#### TASK DESCRIPTION:
Say how many lines of the material below contain the word "matplotlib", with no other words.

#### INFORMATION SUPPLIED:

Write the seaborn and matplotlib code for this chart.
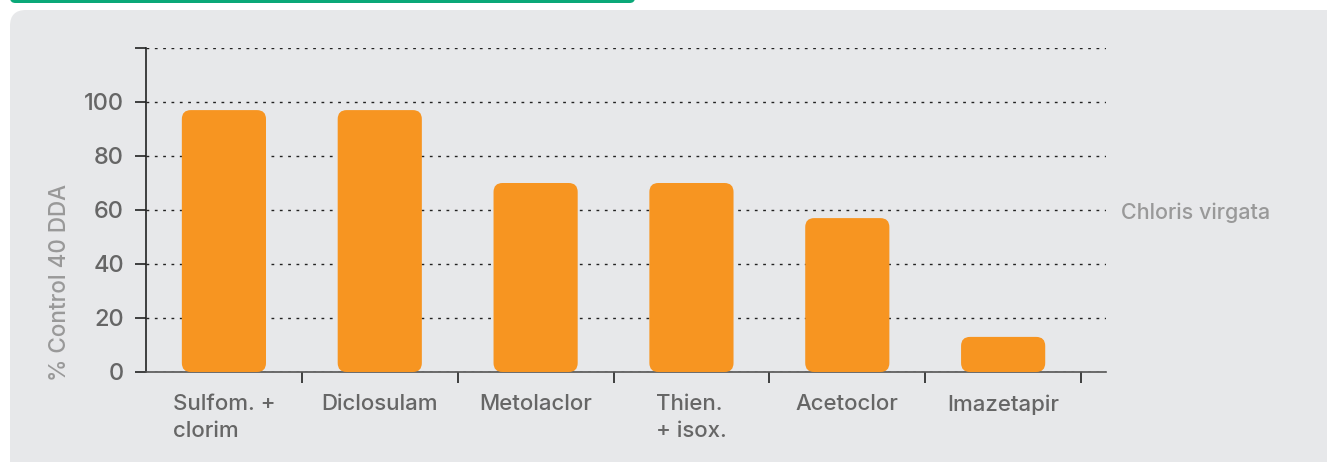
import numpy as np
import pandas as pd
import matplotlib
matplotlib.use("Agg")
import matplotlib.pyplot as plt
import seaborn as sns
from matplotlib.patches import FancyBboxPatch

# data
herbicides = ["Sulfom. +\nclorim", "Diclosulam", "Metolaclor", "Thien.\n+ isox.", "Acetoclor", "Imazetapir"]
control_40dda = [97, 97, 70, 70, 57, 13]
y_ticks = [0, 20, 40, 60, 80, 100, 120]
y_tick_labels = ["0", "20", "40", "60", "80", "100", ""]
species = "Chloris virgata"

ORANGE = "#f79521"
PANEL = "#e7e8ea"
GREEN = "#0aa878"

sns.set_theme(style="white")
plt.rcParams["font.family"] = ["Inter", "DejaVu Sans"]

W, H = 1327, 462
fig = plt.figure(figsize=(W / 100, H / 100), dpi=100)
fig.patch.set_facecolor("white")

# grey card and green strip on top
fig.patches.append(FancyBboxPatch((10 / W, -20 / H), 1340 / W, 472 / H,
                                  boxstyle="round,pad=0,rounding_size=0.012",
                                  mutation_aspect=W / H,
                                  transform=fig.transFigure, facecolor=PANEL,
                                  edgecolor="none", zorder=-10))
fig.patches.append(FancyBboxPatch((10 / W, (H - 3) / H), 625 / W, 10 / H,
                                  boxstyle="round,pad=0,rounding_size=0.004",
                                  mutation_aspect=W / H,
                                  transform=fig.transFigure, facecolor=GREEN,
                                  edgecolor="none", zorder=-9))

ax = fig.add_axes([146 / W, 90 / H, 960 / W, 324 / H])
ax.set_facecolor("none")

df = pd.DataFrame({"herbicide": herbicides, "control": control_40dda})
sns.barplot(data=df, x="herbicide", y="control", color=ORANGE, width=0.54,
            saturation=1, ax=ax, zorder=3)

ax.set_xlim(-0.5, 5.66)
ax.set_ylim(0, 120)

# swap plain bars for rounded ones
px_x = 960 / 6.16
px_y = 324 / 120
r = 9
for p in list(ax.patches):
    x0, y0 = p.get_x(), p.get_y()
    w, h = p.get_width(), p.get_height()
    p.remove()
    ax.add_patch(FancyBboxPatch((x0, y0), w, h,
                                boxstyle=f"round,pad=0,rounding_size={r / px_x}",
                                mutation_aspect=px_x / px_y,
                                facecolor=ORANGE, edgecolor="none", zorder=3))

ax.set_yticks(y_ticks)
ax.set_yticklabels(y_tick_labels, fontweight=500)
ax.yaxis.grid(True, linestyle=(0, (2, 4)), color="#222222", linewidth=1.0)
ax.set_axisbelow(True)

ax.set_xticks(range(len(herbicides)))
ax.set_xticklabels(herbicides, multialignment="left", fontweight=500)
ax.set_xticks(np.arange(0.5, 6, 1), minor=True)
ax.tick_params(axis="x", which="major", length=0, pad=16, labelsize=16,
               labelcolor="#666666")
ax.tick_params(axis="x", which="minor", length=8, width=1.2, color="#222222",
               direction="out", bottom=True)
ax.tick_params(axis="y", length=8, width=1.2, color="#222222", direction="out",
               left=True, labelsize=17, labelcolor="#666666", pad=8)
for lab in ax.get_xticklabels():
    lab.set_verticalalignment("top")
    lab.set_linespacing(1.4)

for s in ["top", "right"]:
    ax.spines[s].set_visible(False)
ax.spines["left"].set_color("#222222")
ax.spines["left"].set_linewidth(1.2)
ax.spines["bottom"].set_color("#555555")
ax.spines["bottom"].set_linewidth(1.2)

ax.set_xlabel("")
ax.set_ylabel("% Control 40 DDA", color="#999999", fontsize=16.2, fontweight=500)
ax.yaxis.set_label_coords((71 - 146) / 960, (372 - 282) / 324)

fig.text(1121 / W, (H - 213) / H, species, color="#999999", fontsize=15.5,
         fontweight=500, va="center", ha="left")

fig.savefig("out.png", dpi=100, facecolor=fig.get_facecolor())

#### RESPONSE TO THE TASK:
5